- SUPPLIED MATERIAL -
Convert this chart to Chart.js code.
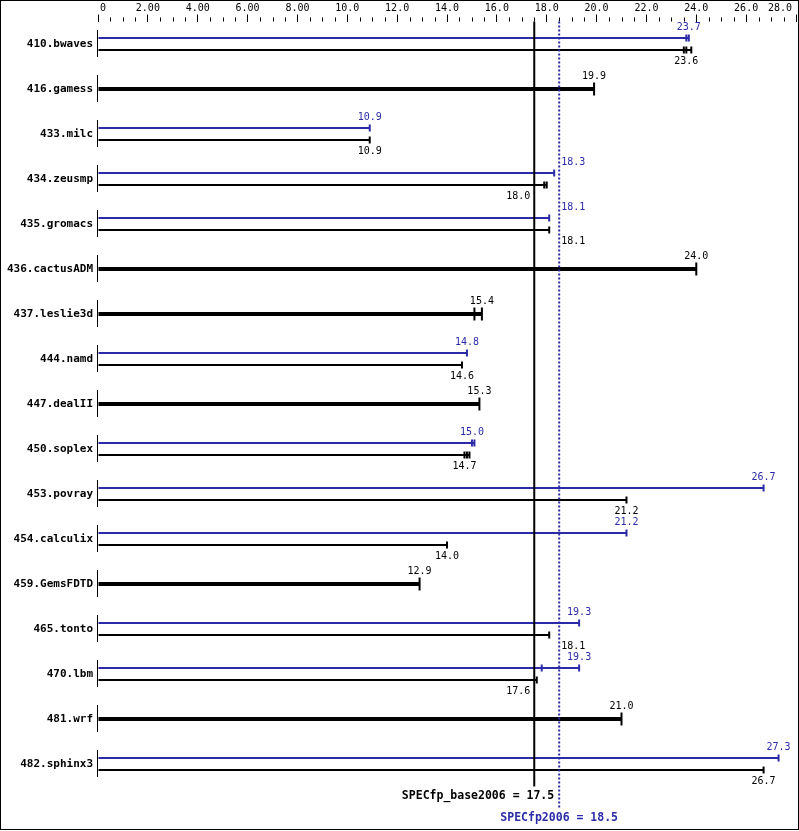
<!DOCTYPE html>
<html>
<head>
<meta charset="utf-8">
<script src="https://cdn.jsdelivr.net/npm/chart.js@4.4.1/dist/chart.umd.min.js"></script>
<style>
    html, body { margin: 0; padding: 0; background: #fff; }
    canvas { display: block; }
</style>
</head>
<body>
<canvas id="myChart" width="799" height="831"></canvas>
<script>
const benchmarks = ['410.bwaves', '416.gamess', '433.milc', '434.zeusmp', '435.gromacs', '436.cactusADM',
    '437.leslie3d', '444.namd', '447.dealII', '450.soplex', '453.povray', '454.calculix', '459.GemsFDTD',
    '465.tonto', '470.lbm', '481.wrf', '482.sphinx3'];
const baseRatio = [23.6, 19.9, 10.9, 18.0, 18.1, 24.0, 15.4, 14.6, 15.3, 14.7, 21.2, 14.0, 12.9, 18.1, 17.6, 21.0, 26.7];
const peakRatio = [23.7, null, 10.9, 18.3, 18.1, null, null, 14.8, null, 15.0, 26.7, 21.2, null, 19.3, 19.3, null, 27.3];
// individual run values (tick marks at the end of each line)
const baseRuns = [[23.5, 23.6, 23.8], [19.9], [10.9], [17.9, 18.0], [18.1], [24.0], [15.1, 15.4], [14.6], [15.3],
    [14.7, 14.8, 14.9], [21.2], [14.0], [12.9], [18.1], [17.6], [21.0], [26.7]];
const peakRuns = [[23.6, 23.7], null, [10.9], [18.3], [18.1], null, null, [14.8], null,
    [15.0, 15.1], [26.7], [21.2], null, [19.3], [17.8, 19.3], null, [27.3]];
const tickLabels = ['0', '2.00', '4.00', '6.00', '8.00', '10.0', '12.0', '14.0', '16.0', '18.0', '20.0',
    '22.0', '24.0', '26.0', '28.0'];
const baseMean = 17.5;
const peakMean = 18.5;
const baseMeanLabel = 'SPECfp_base2006 = 17.5';
const peakMeanLabel = 'SPECfp2006 = 18.5';

const BLUE = '#2b2ba8';
const FONT = '"DejaVu Sans Mono", monospace';

const baseBar = baseRuns.map(r => r ? Math.max(...r) : null);
const peakBar = peakRuns.map(r => r ? Math.max(...r) : null);

const specPlugin = {
    id: 'spec',
    afterDatasetsDraw(chart) {
        const { ctx, chartArea } = chart;
        const x = chart.scales.x;
        const y = chart.scales.y;
        ctx.save();

        // minor ticks
        ctx.strokeStyle = '#000';
        ctx.lineWidth = 1;
        ctx.beginPath();
        for (let v = 0.5; v < 28; v += 0.5) {
            if (v % 2 === 0) continue;
            const px = Math.round(x.getPixelForValue(v)) + 0.5;
            ctx.moveTo(px, chartArea.top - 4);
            ctx.lineTo(px, chartArea.top);
        }
        ctx.stroke();

        // tick labels
        ctx.font = `10px ${FONT}`;
        ctx.fillStyle = '#000';
        ctx.textAlign = 'center';
        ctx.textBaseline = 'alphabetic';
        x.ticks.forEach((t, i) => {
            const label = tickLabels[i];
            if (!label) return;
            const w = ctx.measureText(label).width;
            let cx = x.getPixelForValue(t.value);
            cx = Math.max(cx, chartArea.left + w / 2 + 2);
            cx = Math.min(cx, chart.width - 7 - w / 2);
            ctx.fillText(label, cx, 11);
        });

        // left axis segments per row
        ctx.beginPath();
        benchmarks.forEach((b, i) => {
            const cy = y.getPixelForValue(i);
            ctx.moveTo(chartArea.left - 0.5, cy - 14);
            ctx.lineTo(chartArea.left - 0.5, cy + 13);
        });
        ctx.stroke();

        // run ticks
        chart.data.datasets.forEach((ds, di) => {
            const meta = chart.getDatasetMeta(di);
            meta.data.forEach((bar, i) => {
                const runs = ds.runs[i];
                if (!runs || ds.data[i] == null) return;
                const half = bar.height > 3 ? 6.5 : 3.5;
                ctx.strokeStyle = ds.backgroundColor;
                ctx.lineWidth = 2;
                ctx.beginPath();
                runs.forEach(v => {
                    const px = x.getPixelForValue(v);
                    ctx.moveTo(px, bar.y - half);
                    ctx.lineTo(px, bar.y + half);
                });
                ctx.stroke();
            });
        });

        // mean lines
        const bx = x.getPixelForValue(baseMean);
        const pxm = x.getPixelForValue(peakMean);
        ctx.strokeStyle = '#000';
        ctx.lineWidth = 2;
        ctx.beginPath();
        ctx.moveTo(bx, chartArea.top);
        ctx.lineTo(bx, chartArea.bottom);
        ctx.stroke();
        ctx.strokeStyle = BLUE;
        ctx.setLineDash([2, 2]);
        ctx.beginPath();
        ctx.moveTo(pxm, chartArea.top);
        ctx.lineTo(pxm, chartArea.bottom + 21);
        ctx.stroke();
        ctx.setLineDash([]);

        // value labels
        ctx.font = `10px ${FONT}`;
        const place = (v, w) => {
            let cx = x.getPixelForValue(v);
            if (cx + w / 2 >= bx - 1 && cx - w / 2 <= pxm + 1) {
                cx = v <= (baseMean + peakMean) / 2 ? bx - 4 - w / 2 : pxm + 2 + w / 2;
            }
            return cx;
        };
        const peakMeta = chart.getDatasetMeta(0);
        const baseMeta = chart.getDatasetMeta(1);
        benchmarks.forEach((b, i) => {
            if (peakRatio[i] != null) {
                const label = peakRatio[i].toFixed(1);
                const w = ctx.measureText(label).width;
                ctx.fillStyle = BLUE;
                ctx.fillText(label, place(peakRatio[i], w), peakMeta.data[i].y - 8);
            }
            const label = baseRatio[i].toFixed(1);
            const w = ctx.measureText(label).width;
            const by = baseMeta.data[i].y;
            ctx.fillStyle = '#000';
            ctx.fillText(label, place(baseRatio[i], w), peakRatio[i] != null ? by + 14 : by - 10);
        });

        // mean labels
        ctx.font = `bold 11.5px ${FONT}`;
        ctx.fillStyle = '#000';
        ctx.textAlign = 'right';
        ctx.fillText(baseMeanLabel, pxm - 5, chartArea.bottom + 12);
        ctx.fillStyle = BLUE;
        ctx.textAlign = 'center';
        ctx.fillText(peakMeanLabel, pxm, chartArea.bottom + 34);

        // frame
        ctx.strokeStyle = '#000';
        ctx.lineWidth = 1;
        ctx.strokeRect(0.5, 0.5, chart.width - 1, chart.height - 2);
        ctx.restore();
    }
};

const ctx = document.getElementById('myChart');
const myChart = new Chart(ctx, {
    type: 'bar',
    data: {
        labels: benchmarks,
        datasets: [
            { label: 'peak', data: peakBar, runs: peakRuns, backgroundColor: BLUE },
            { label: 'base', data: baseBar, runs: baseRuns, backgroundColor: '#000' }
        ]
    },
    options: {
        indexAxis: 'y',
        responsive: false,
        animation: false,
        categoryPercentage: 24 / 45,
        barPercentage: 1 / 6,
        skipNull: true,
        layout: {
            autoPadding: false,
            padding: { left: 0, right: 3, top: 0, bottom: 44.5 }
        },
        plugins: {
            legend: { display: false },
            tooltip: { enabled: false }
        },
        scales: {
            x: {
                position: 'top',
                min: 0,
                max: 28,
                ticks: { stepSize: 2, display: false },
                grid: { drawOnChartArea: false, drawTicks: true, tickLength: 7, color: '#000' },
                border: { display: false },
                afterFit: scale => { scale.height = 21.5; }
            },
            y: {
                ticks: {
                    color: '#000',
                    padding: 5,
                    font: { family: FONT, size: 11, weight: 'bold' }
                },
                grid: { display: false, drawTicks: false },
                border: { display: false },
                afterFit: scale => { scale.width = 98; }
            }
        }
    },
    plugins: [specPlugin]
});
</script>
</body>
</html>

- GIVEN REQUEST -
Write out each line of the data exactly; the images should be left out.

- ANSWER TO THIS PROBLEM -
Convert this chart to Chart.js code.
<!DOCTYPE html>
<html>
<head>
<meta charset="utf-8">
<script src="https://cdn.jsdelivr.net/npm/chart.js@4.4.1/dist/chart.umd.min.js"></script>
<style>
    html, body { margin: 0; padding: 0; background: #fff; }
    canvas { display: block; }
</style>
</head>
<body>
<canvas id="myChart" width="799" height="831"></canvas>
<script>
const benchmarks = ['410.bwaves', '416.gamess', '433.milc', '434.zeusmp', '435.gromacs', '436.cactusADM',
    '437.leslie3d', '444.namd', '447.dealII', '450.soplex', '453.povray', '454.calculix', '459.GemsFDTD',
    '465.tonto', '470.lbm', '481.wrf', '482.sphinx3'];
const baseRatio = [23.6, 19.9, 10.9, 18.0, 18.1, 24.0, 15.4, 14.6, 15.3, 14.7, 21.2, 14.0, 12.9, 18.1, 17.6, 21.0, 26.7];
const peakRatio = [23.7, null, 10.9, 18.3, 18.1, null, null, 14.8, null, 15.0, 26.7, 21.2, null, 19.3, 19.3, null, 27.3];
// individual run values (tick marks at the end of each line)
const baseRuns = [[23.5, 23.6, 23.8], [19.9], [10.9], [17.9, 18.0], [18.1], [24.0], [15.1, 15.4], [14.6], [15.3],
    [14.7, 14.8, 14.9], [21.2], [14.0], [12.9], [18.1], [17.6], [21.0], [26.7]];
const peakRuns = [[23.6, 23.7], null, [10.9], [18.3], [18.1], null, null, [14.8], null,
    [15.0, 15.1], [26.7], [21.2], null, [19.3], [17.8, 19.3], null, [27.3]];
const tickLabels = ['0', '2.00', '4.00', '6.00', '8.00', '10.0', '12.0', '14.0', '16.0', '18.0', '20.0',
    '22.0', '24.0', '26.0', '28.0'];
const baseMean = 17.5;
const peakMean = 18.5;
const baseMeanLabel = 'SPECfp_base2006 = 17.5';
const peakMeanLabel = 'SPECfp2006 = 18.5';

const BLUE = '#2b2ba8';
const FONT = '"DejaVu Sans Mono", monospace';

const baseBar = baseRuns.map(r => r ? Math.max(...r) : null);
const peakBar = peakRuns.map(r => r ? Math.max(...r) : null);

const specPlugin = {
    id: 'spec',
    afterDatasetsDraw(chart) {
        const { ctx, chartArea } = chart;
        const x = chart.scales.x;
        const y = chart.scales.y;
        ctx.save();

        // minor ticks
        ctx.strokeStyle = '#000';
        ctx.lineWidth = 1;
        ctx.beginPath();
        for (let v = 0.5; v < 28; v += 0.5) {
            if (v % 2 === 0) continue;
            const px = Math.round(x.getPixelForValue(v)) + 0.5;
            ctx.moveTo(px, chartArea.top - 4);
            ctx.lineTo(px, chartArea.top);
        }
        ctx.stroke();

        // tick labels
        ctx.font = `10px ${FONT}`;
        ctx.fillStyle = '#000';
        ctx.textAlign = 'center';
        ctx.textBaseline = 'alphabetic';
        x.ticks.forEach((t, i) => {
            const label = tickLabels[i];
            if (!label) return;
            const w = ctx.measureText(label).width;
            let cx = x.getPixelForValue(t.value);
            cx = Math.max(cx, chartArea.left + w / 2 + 2);
            cx = Math.min(cx, chart.width - 7 - w / 2);
            ctx.fillText(label, cx, 11);
        });

        // left axis segments per row
        ctx.beginPath();
        benchmarks.forEach((b, i) => {
            const cy = y.getPixelForValue(i);
            ctx.moveTo(chartArea.left - 0.5, cy - 14);
            ctx.lineTo(chartArea.left - 0.5, cy + 13);
        });
        ctx.stroke();

        // run ticks
        chart.data.datasets.forEach((ds, di) => {
            const meta = chart.getDatasetMeta(di);
            meta.data.forEach((bar, i) => {
                const runs = ds.runs[i];
                if (!runs || ds.data[i] == null) return;
                const half = bar.height > 3 ? 6.5 : 3.5;
                ctx.strokeStyle = ds.backgroundColor;
                ctx.lineWidth = 2;
                ctx.beginPath();
                runs.forEach(v => {
                    const px = x.getPixelForValue(v);
                    ctx.moveTo(px, bar.y - half);
                    ctx.lineTo(px, bar.y + half);
                });
                ctx.stroke();
            });
        });

        // mean lines
        const bx = x.getPixelForValue(baseMean);
        const pxm = x.getPixelForValue(peakMean);
        ctx.strokeStyle = '#000';
        ctx.lineWidth = 2;
        ctx.beginPath();
        ctx.moveTo(bx, chartArea.top);
        ctx.lineTo(bx, chartArea.bottom);
        ctx.stroke();
        ctx.strokeStyle = BLUE;
        ctx.setLineDash([2, 2]);
        ctx.beginPath();
        ctx.moveTo(pxm, chartArea.top);
        ctx.lineTo(pxm, chartArea.bottom + 21);
        ctx.stroke();
        ctx.setLineDash([]);

        // value labels
        ctx.font = `10px ${FONT}`;
        const place = (v, w) => {
            let cx = x.getPixelForValue(v);
            if (cx + w / 2 >= bx - 1 && cx - w / 2 <= pxm + 1) {
                cx = v <= (baseMean + peakMean) / 2 ? bx - 4 - w / 2 : pxm + 2 + w / 2;
            }
            return cx;
        };
        const peakMeta = chart.getDatasetMeta(0);
        const baseMeta = chart.getDatasetMeta(1);
        benchmarks.forEach((b, i) => {
            if (peakRatio[i] != null) {
                const label = peakRatio[i].toFixed(1);
                const w = ctx.measureText(label).width;
                ctx.fillStyle = BLUE;
                ctx.fillText(label, place(peakRatio[i], w), peakMeta.data[i].y - 8);
            }
            const label = baseRatio[i].toFixed(1);
            const w = ctx.measureText(label).width;
            const by = baseMeta.data[i].y;
            ctx.fillStyle = '#000';
            ctx.fillText(label, place(baseRatio[i], w), peakRatio[i] != null ? by + 14 : by - 10);
        });

        // mean labels
        ctx.font = `bold 11.5px ${FONT}`;
        ctx.fillStyle = '#000';
        ctx.textAlign = 'right';
        ctx.fillText(baseMeanLabel, pxm - 5, chartArea.bottom + 12);
        ctx.fillStyle = BLUE;
        ctx.textAlign = 'center';
        ctx.fillText(peakMeanLabel, pxm, chartArea.bottom + 34);

        // frame
        ctx.strokeStyle = '#000';
        ctx.lineWidth = 1;
        ctx.strokeRect(0.5, 0.5, chart.width - 1, chart.height - 2);
        ctx.restore();
    }
};

const ctx = document.getElementById('myChart');
const myChart = new Chart(ctx, {
    type: 'bar',
    data: {
        labels: benchmarks,
        datasets: [
            { label: 'peak', data: peakBar, runs: peakRuns, backgroundColor: BLUE },
            { label: 'base', data: baseBar, runs: baseRuns, backgroundColor: '#000' }
        ]
    },
    options: {
        indexAxis: 'y',
        responsive: false,
        animation: false,
        categoryPercentage: 24 / 45,
        barPercentage: 1 / 6,
        skipNull: true,
        layout: {
            autoPadding: false,
            padding: { left: 0, right: 3, top: 0, bottom: 44.5 }
        },
        plugins: {
            legend: { display: false },
            tooltip: { enabled: false }
        },
        scales: {
            x: {
                position: 'top',
                min: 0,
                max: 28,
                ticks: { stepSize: 2, display: false },
                grid: { drawOnChartArea: false, drawTicks: true, tickLength: 7, color: '#000' },
                border: { display: false },
                afterFit: scale => { scale.height = 21.5; }
            },
            y: {
                ticks: {
                    color: '#000',
                    padding: 5,
                    font: { family: FONT, size: 11, weight: 'bold' }
                },
                grid: { display: false, drawTicks: false },
                border: { display: false },
                afterFit: scale => { scale.width = 98; }
            }
        }
    },
    plugins: [specPlugin]
});
</script>
</body>
</html>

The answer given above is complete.